**Material provided**

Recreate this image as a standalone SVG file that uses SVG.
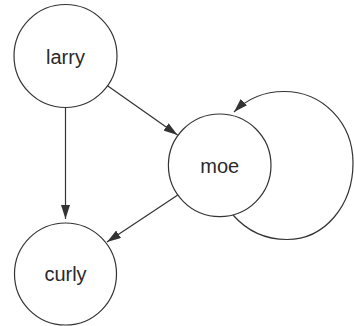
<svg xmlns="http://www.w3.org/2000/svg" width="354" height="326" viewBox="0 0 354 326">
<style>
.node circle{fill:#fff;stroke:#333;stroke-width:1.2}
.node text{font-family:"Liberation Sans",Arial,sans-serif;font-size:20px;fill:#2a2a2a;text-anchor:middle}
.edge{fill:none;stroke:#333;stroke-width:1.2;marker-end:url(#arr)}
</style>
<defs>
<marker id="arr" viewBox="0 0 14 9" refX="14" refY="4.5" markerWidth="14" markerHeight="9" markerUnits="userSpaceOnUse" orient="auto">
<path d="M0,0 L14,4.5 L0,9 z" fill="#333"/>
</marker>
</defs>
<rect width="354" height="326" fill="#fff"/>
<g id="connectors">
<line class="edge" x1="65.5" y1="107.5" x2="65.5" y2="219"/>
<line class="edge" x1="107.5" y1="85.8" x2="177.5" y2="135"/>
<line class="edge" x1="177.8" y1="194.9" x2="107" y2="242"/>
<path class="edge" d="M233,215 C248,232 265,239.5 287,239.5 C325,239.5 353,205 353,163 C353,122 322,91.5 284,91.5 C263,91.5 246,100 234,112"/>
</g>
<g id="larry" class="node">
<circle cx="65.5" cy="56" r="51.5"/>
<text x="65.5" y="64">larry</text>
</g>
<g id="moe" class="node">
<circle cx="219.7" cy="165.3" r="51.3"/>
<text x="219.7" y="173">moe</text>
</g>
<g id="curly" class="node">
<circle cx="65.5" cy="274" r="51"/>
<text x="65.5" y="281">curly</text>
</g>
</svg>
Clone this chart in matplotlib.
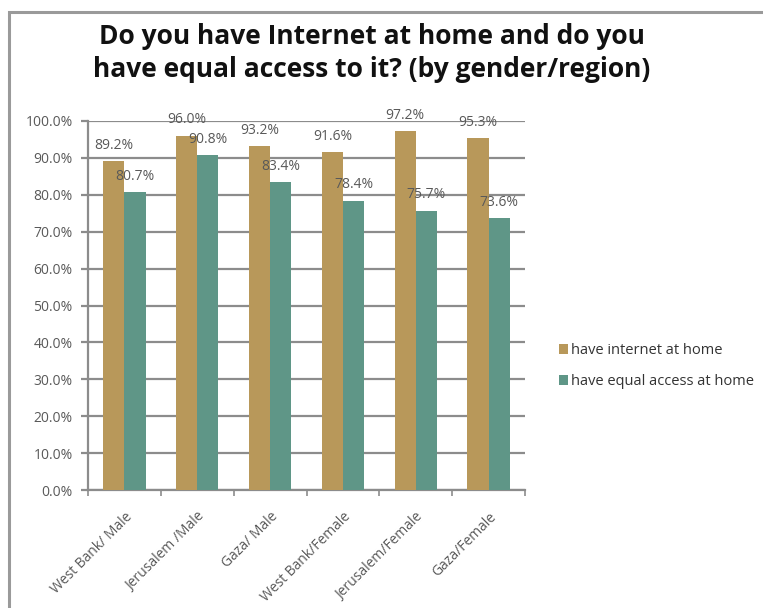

**Directions for this task**
Your copy should repeat each entry above exactly but contain no pictures.

**Expected answer**
Recreate this image as a standalone SVG file that uses SVG.
<svg xmlns="http://www.w3.org/2000/svg" width="354" height="326" viewBox="0 0 354 326">
<style>
.node circle{fill:#fff;stroke:#333;stroke-width:1.2}
.node text{font-family:"Liberation Sans",Arial,sans-serif;font-size:20px;fill:#2a2a2a;text-anchor:middle}
.edge{fill:none;stroke:#333;stroke-width:1.2;marker-end:url(#arr)}
</style>
<defs>
<marker id="arr" viewBox="0 0 14 9" refX="14" refY="4.5" markerWidth="14" markerHeight="9" markerUnits="userSpaceOnUse" orient="auto">
<path d="M0,0 L14,4.5 L0,9 z" fill="#333"/>
</marker>
</defs>
<rect width="354" height="326" fill="#fff"/>
<g id="connectors">
<line class="edge" x1="65.5" y1="107.5" x2="65.5" y2="219"/>
<line class="edge" x1="107.5" y1="85.8" x2="177.5" y2="135"/>
<line class="edge" x1="177.8" y1="194.9" x2="107" y2="242"/>
<path class="edge" d="M233,215 C248,232 265,239.5 287,239.5 C325,239.5 353,205 353,163 C353,122 322,91.5 284,91.5 C263,91.5 246,100 234,112"/>
</g>
<g id="larry" class="node">
<circle cx="65.5" cy="56" r="51.5"/>
<text x="65.5" y="64">larry</text>
</g>
<g id="moe" class="node">
<circle cx="219.7" cy="165.3" r="51.3"/>
<text x="219.7" y="173">moe</text>
</g>
<g id="curly" class="node">
<circle cx="65.5" cy="274" r="51"/>
<text x="65.5" y="281">curly</text>
</g>
</svg>
Clone this chart in matplotlib.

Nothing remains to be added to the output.